**Task directions**: Reproduce the material below line by line, beginning with its first line and ending with the line that contains "(right) at (359,240)"; leave out pictures.

**Data lines**:

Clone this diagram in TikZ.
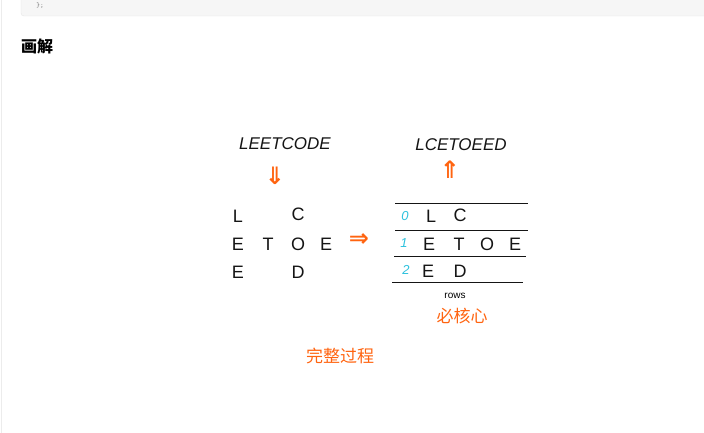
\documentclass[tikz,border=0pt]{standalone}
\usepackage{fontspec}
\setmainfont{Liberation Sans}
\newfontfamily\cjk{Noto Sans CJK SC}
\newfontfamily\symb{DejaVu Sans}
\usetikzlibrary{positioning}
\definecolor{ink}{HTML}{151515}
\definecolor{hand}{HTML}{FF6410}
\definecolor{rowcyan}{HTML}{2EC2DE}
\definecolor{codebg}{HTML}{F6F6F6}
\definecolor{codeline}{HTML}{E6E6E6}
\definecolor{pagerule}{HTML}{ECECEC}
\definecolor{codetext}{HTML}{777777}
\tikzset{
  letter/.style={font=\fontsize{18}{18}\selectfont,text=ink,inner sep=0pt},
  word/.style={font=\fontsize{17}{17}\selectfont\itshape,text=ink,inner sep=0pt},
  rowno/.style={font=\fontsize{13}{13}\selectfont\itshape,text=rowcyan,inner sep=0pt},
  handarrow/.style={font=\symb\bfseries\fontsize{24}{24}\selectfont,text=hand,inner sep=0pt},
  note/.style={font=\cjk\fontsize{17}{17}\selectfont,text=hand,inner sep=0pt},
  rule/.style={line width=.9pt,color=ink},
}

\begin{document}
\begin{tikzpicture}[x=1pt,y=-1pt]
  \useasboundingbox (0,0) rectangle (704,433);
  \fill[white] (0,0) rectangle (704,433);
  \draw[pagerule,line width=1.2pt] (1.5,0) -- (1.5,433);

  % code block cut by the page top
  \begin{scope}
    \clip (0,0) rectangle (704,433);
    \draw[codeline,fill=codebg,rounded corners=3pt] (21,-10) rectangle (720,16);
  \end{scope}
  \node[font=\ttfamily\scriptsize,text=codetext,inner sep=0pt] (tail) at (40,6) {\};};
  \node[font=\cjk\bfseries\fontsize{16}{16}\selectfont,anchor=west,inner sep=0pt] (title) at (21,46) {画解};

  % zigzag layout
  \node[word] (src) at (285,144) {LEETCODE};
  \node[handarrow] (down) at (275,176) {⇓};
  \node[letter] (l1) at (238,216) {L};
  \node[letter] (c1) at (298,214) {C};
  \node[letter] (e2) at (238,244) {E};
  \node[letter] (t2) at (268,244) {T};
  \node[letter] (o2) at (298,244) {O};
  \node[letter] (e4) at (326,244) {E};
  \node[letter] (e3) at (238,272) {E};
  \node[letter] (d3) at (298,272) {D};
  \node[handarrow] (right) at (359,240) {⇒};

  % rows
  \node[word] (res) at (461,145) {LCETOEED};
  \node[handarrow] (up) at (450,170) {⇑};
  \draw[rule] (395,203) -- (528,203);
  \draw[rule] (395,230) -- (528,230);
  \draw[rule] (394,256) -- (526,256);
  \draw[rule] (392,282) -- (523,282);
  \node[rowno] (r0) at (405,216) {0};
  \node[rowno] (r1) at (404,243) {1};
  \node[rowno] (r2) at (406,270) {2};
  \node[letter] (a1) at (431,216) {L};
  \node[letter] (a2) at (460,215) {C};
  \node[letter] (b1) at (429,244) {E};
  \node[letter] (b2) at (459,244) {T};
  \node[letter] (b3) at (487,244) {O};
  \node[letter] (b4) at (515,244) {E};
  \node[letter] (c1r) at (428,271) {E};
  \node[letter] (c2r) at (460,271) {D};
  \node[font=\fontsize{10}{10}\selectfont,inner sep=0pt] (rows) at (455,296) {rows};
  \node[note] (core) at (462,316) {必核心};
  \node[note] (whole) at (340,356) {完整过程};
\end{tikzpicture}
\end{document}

**Finished exercise**:
Clone this diagram in TikZ.
\documentclass[tikz,border=0pt]{standalone}
\usepackage{fontspec}
\setmainfont{Liberation Sans}
\newfontfamily\cjk{Noto Sans CJK SC}
\newfontfamily\symb{DejaVu Sans}
\usetikzlibrary{positioning}
\definecolor{ink}{HTML}{151515}
\definecolor{hand}{HTML}{FF6410}
\definecolor{rowcyan}{HTML}{2EC2DE}
\definecolor{codebg}{HTML}{F6F6F6}
\definecolor{codeline}{HTML}{E6E6E6}
\definecolor{pagerule}{HTML}{ECECEC}
\definecolor{codetext}{HTML}{777777}
\tikzset{
  letter/.style={font=\fontsize{18}{18}\selectfont,text=ink,inner sep=0pt},
  word/.style={font=\fontsize{17}{17}\selectfont\itshape,text=ink,inner sep=0pt},
  rowno/.style={font=\fontsize{13}{13}\selectfont\itshape,text=rowcyan,inner sep=0pt},
  handarrow/.style={font=\symb\bfseries\fontsize{24}{24}\selectfont,text=hand,inner sep=0pt},
  note/.style={font=\cjk\fontsize{17}{17}\selectfont,text=hand,inner sep=0pt},
  rule/.style={line width=.9pt,color=ink},
}

\begin{document}
\begin{tikzpicture}[x=1pt,y=-1pt]
  \useasboundingbox (0,0) rectangle (704,433);
  \fill[white] (0,0) rectangle (704,433);
  \draw[pagerule,line width=1.2pt] (1.5,0) -- (1.5,433);

  % code block cut by the page top
  \begin{scope}
    \clip (0,0) rectangle (704,433);
    \draw[codeline,fill=codebg,rounded corners=3pt] (21,-10) rectangle (720,16);
  \end{scope}
  \node[font=\ttfamily\scriptsize,text=codetext,inner sep=0pt] (tail) at (40,6) {\};};
  \node[font=\cjk\bfseries\fontsize{16}{16}\selectfont,anchor=west,inner sep=0pt] (title) at (21,46) {画解};

  % zigzag layout
  \node[word] (src) at (285,144) {LEETCODE};
  \node[handarrow] (down) at (275,176) {⇓};
  \node[letter] (l1) at (238,216) {L};
  \node[letter] (c1) at (298,214) {C};
  \node[letter] (e2) at (238,244) {E};
  \node[letter] (t2) at (268,244) {T};
  \node[letter] (o2) at (298,244) {O};
  \node[letter] (e4) at (326,244) {E};
  \node[letter] (e3) at (238,272) {E};
  \node[letter] (d3) at (298,272) {D};
  \node[handarrow] (right) at (359,240) {⇒};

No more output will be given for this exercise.